- The newspaper of record for the nation’s capital
- One of the most heavily researched papers in leading newspaper repositories
- An independent voice providing a unique perspective on the issues that have shaped American politics
Until its demise in 1981, The Evening Star was universally regarded as the “paper of record” for the nation’s capital. Published under such titles as Washington Star-News and The Washington Star, this long-running daily afternoon paper was one of the highest profile publications in the nation. Founded in 1852, by the 1930s its coverage of national politics--including the daily activities of every branch of government--made it the nation’s number one paper in advertising revenue.
A fiercely independent voice in Washington
From its earliest years, the Star was a contrarian powerhouse, not afraid to buck Washington’s prevailing political winds. Prior to the Civil War, as abolitionists decried slavery in their own publications, the Star presented both sides of the debate. During the War itself, the Star’s excellent reporting increased its popularity; even today Civil War historians frequently cite Star articles at length. By the mid-20th century—a period marked by McCarthyism, landmark Civil Rights legislation and the beginning of the space race—the Star reached its zenith in local circulation and national influence. Between 1944 and 1981, Star writers, reporters and cartoonists accumulated 10 Pulitzer Prizes.

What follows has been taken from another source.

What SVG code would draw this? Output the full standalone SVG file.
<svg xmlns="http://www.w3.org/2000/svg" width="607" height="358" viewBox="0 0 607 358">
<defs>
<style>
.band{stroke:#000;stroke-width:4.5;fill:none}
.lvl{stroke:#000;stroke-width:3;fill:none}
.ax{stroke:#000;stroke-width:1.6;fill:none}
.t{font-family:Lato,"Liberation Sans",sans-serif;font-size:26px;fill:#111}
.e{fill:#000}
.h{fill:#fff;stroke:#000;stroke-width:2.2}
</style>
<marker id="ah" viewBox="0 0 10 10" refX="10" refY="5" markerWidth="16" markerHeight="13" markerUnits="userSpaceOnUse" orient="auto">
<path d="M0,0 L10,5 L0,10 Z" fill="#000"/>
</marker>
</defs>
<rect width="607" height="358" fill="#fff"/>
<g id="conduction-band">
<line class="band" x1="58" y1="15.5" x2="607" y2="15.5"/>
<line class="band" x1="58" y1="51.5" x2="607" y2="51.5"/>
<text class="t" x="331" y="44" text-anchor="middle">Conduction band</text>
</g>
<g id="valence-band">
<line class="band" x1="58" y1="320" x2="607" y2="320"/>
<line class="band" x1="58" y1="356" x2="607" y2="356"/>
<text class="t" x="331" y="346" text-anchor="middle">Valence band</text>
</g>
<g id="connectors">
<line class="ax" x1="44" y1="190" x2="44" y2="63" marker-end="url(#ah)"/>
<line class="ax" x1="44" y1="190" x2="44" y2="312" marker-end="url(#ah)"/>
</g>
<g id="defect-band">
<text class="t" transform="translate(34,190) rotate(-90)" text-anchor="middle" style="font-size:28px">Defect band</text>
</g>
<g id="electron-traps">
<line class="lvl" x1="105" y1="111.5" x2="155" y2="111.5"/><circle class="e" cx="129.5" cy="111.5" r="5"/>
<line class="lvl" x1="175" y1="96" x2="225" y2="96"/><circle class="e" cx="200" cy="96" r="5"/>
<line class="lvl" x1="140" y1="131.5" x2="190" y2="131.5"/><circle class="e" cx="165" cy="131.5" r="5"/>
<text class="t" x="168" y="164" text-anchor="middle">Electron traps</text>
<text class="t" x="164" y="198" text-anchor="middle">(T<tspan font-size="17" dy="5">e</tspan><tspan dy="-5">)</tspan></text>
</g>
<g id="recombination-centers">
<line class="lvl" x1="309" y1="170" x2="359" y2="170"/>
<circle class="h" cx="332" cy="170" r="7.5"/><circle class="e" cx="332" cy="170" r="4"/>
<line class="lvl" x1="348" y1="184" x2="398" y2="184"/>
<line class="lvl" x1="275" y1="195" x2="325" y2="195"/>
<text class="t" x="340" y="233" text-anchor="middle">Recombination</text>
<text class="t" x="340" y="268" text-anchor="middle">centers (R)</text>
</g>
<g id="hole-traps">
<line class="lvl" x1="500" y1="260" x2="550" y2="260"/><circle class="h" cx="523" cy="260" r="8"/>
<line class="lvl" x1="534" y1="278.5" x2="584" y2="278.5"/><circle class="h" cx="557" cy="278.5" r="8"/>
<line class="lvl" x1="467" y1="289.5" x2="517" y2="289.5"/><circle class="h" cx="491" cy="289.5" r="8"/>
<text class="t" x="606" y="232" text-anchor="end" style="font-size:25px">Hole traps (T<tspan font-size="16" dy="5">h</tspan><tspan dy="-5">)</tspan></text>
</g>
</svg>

A wealth of unique insight into American life and times
This long-awaited digital edition provides a searchable facsimile of every page of every issue of the Star from its founding on December 16, 1852 to the day it ceased publishing on August 7, 1981. Chronicling nearly 130 years of American history, this valuable archive offers significant new research opportunities from the Antebellum Period to World War I to the Post-Vietnam Era.
Students and scholars will have easy access to fresh perspectives on such topics as the Dred Scott decision, Lincoln assassination, founding of the National Woman Suffrage Association, establishment of the Civil Service, absorption of Georgetown into Washington, Supreme Court ruling of “separate but equal,” entry of American women into public life, Wall Street Crash of 1929, Works Progress Administration, Japanese attack on Pearl Harbor, the Truman Doctrine, Cuban Missile Crisis, Watergate Scandal, Iran hostage crisis and more.
A Valuable Digital Edition
This online edition of the Washington Evening Star enables users to easily search and browse this major historical newspaper for the first time. One of the leading titles available individually within the fully integrated America’s Historical Newspapers interface, this digital edition allows users to intuitively view, magnify, print and save page images. In addition to the Cleveland Leader, related collections in this cross-searchable family include Early American Newspapers, American Ethnic Newspapers and others.